**TO BE DONE:** Can you set down, exactly as they appear below, the lines from the opening of the material through the one bearing "const tickLabels = ['0.0','0.2','0.4','0.6','0.8','1.0'];", minus the pictures?

**DATA SEGMENT:**
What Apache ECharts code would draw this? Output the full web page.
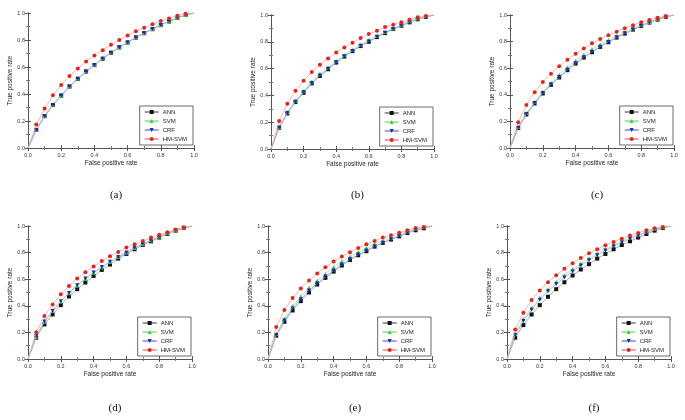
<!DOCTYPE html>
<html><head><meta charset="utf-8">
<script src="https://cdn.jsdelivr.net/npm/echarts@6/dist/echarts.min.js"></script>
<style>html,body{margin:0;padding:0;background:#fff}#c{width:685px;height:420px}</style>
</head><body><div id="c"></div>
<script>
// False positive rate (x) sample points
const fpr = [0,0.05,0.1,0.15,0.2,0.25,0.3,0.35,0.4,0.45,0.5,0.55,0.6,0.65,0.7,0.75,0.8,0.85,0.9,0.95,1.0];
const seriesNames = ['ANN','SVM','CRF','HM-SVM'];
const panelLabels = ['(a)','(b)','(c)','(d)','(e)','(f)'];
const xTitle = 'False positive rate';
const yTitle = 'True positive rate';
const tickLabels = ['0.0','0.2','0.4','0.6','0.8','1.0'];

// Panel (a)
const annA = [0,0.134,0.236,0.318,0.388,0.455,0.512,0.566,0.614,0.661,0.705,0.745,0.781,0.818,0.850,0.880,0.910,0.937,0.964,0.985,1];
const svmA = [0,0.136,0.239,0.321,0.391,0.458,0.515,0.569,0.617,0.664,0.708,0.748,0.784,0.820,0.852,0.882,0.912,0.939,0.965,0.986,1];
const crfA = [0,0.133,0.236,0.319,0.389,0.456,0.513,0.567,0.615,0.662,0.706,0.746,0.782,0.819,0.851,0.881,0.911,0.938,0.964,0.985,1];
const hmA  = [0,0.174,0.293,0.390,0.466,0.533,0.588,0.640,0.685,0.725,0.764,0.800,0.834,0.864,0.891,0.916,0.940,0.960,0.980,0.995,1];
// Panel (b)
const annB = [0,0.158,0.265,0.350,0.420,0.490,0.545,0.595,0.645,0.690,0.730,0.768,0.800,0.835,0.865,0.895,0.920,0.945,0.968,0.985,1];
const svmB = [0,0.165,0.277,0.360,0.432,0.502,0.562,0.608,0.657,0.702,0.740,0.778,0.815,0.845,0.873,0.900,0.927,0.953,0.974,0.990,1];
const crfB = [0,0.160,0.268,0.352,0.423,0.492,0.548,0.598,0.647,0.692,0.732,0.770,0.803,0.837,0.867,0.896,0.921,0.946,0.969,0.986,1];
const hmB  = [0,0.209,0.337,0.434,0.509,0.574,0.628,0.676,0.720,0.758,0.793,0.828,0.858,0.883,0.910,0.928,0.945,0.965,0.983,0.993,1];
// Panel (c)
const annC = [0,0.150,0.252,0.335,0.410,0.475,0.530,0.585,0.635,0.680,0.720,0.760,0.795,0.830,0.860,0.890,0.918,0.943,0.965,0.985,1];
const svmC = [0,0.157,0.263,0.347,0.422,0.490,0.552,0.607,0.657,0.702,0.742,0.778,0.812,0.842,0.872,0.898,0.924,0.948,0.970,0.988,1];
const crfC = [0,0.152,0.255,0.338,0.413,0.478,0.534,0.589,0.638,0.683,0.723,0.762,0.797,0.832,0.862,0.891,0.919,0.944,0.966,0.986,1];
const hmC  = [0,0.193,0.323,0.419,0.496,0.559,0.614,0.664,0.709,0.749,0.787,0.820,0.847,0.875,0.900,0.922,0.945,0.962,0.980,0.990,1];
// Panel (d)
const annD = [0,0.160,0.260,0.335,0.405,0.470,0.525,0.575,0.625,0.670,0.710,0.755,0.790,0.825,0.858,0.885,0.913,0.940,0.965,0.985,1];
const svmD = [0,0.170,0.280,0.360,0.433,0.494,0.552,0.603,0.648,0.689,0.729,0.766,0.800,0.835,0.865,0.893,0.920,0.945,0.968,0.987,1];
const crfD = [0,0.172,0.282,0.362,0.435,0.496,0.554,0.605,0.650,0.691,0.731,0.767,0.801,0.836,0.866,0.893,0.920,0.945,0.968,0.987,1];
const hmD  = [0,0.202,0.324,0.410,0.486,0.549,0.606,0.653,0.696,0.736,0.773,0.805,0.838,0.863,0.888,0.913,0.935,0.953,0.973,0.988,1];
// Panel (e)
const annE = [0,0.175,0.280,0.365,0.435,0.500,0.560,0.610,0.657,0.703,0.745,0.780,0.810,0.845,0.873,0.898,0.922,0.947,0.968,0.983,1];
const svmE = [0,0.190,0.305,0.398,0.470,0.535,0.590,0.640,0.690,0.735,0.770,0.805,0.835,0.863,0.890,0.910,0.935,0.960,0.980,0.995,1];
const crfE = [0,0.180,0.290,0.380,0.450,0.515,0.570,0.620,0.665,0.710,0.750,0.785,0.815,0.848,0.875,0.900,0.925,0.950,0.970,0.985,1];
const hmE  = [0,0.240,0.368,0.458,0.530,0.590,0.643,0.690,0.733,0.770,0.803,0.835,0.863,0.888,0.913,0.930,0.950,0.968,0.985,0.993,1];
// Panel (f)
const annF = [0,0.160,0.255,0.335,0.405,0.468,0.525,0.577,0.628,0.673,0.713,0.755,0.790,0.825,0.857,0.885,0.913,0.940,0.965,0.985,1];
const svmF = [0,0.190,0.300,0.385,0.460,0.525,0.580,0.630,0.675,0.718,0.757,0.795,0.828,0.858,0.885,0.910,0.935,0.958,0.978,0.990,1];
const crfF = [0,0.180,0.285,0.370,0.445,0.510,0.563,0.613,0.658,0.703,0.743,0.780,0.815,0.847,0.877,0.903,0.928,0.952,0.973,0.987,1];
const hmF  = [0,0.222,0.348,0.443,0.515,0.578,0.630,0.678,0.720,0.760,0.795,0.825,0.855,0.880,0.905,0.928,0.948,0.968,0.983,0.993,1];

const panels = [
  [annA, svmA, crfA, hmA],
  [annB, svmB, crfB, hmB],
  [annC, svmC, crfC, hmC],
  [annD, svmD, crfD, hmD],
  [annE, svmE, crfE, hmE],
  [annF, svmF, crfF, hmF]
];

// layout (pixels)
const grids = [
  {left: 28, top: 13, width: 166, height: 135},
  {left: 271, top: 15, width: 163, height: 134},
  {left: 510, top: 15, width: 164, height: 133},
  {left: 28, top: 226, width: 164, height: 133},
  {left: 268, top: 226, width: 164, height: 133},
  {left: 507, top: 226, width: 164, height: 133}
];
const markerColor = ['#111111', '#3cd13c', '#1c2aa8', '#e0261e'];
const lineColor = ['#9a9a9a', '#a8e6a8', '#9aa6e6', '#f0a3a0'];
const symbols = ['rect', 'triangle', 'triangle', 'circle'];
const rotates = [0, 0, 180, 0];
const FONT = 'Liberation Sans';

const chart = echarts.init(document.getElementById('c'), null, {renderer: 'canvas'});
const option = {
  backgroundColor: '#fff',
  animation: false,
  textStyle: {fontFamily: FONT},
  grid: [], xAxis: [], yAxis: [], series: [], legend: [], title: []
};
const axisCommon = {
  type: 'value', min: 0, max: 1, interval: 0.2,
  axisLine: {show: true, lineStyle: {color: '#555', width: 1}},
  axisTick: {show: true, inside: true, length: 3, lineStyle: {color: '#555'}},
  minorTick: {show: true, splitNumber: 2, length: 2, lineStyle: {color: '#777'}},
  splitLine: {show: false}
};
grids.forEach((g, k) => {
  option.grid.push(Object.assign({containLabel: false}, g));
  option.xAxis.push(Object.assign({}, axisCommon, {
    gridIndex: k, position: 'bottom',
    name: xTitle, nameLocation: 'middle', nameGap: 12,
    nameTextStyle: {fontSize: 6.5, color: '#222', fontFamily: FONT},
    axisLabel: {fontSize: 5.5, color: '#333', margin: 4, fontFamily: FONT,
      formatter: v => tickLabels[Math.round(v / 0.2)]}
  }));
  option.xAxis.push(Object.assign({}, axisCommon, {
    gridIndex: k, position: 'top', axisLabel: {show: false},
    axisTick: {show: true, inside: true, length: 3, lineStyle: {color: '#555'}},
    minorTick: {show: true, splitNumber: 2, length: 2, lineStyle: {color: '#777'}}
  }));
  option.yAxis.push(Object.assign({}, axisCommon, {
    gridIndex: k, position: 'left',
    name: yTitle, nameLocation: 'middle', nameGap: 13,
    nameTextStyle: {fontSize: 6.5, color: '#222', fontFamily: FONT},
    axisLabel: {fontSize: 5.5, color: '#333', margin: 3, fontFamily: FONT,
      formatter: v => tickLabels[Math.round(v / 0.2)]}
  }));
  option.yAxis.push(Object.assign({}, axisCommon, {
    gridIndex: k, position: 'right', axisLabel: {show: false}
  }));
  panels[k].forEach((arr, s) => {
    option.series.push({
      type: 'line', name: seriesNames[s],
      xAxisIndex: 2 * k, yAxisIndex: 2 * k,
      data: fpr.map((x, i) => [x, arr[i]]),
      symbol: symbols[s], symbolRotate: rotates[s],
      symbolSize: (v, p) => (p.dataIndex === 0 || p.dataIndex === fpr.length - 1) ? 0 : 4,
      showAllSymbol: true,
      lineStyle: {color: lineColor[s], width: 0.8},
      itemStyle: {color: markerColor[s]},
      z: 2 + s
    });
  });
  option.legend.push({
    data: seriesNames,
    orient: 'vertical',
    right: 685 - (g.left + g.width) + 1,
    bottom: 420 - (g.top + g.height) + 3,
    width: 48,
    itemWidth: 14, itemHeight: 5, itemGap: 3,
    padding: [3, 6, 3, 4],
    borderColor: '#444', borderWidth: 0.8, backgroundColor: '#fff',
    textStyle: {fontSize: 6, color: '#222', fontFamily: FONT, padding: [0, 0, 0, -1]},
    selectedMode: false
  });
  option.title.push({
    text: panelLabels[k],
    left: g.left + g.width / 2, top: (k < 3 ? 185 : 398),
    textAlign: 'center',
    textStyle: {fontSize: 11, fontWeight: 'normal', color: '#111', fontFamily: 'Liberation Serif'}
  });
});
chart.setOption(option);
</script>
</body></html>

**ANSWER:**
What Apache ECharts code would draw this? Output the full web page.
<!DOCTYPE html>
<html><head><meta charset="utf-8">
<script src="https://cdn.jsdelivr.net/npm/echarts@6/dist/echarts.min.js"></script>
<style>html,body{margin:0;padding:0;background:#fff}#c{width:685px;height:420px}</style>
</head><body><div id="c"></div>
<script>
// False positive rate (x) sample points
const fpr = [0,0.05,0.1,0.15,0.2,0.25,0.3,0.35,0.4,0.45,0.5,0.55,0.6,0.65,0.7,0.75,0.8,0.85,0.9,0.95,1.0];
const seriesNames = ['ANN','SVM','CRF','HM-SVM'];
const panelLabels = ['(a)','(b)','(c)','(d)','(e)','(f)'];
const xTitle = 'False positive rate';
const yTitle = 'True positive rate';
const tickLabels = ['0.0','0.2','0.4','0.6','0.8','1.0'];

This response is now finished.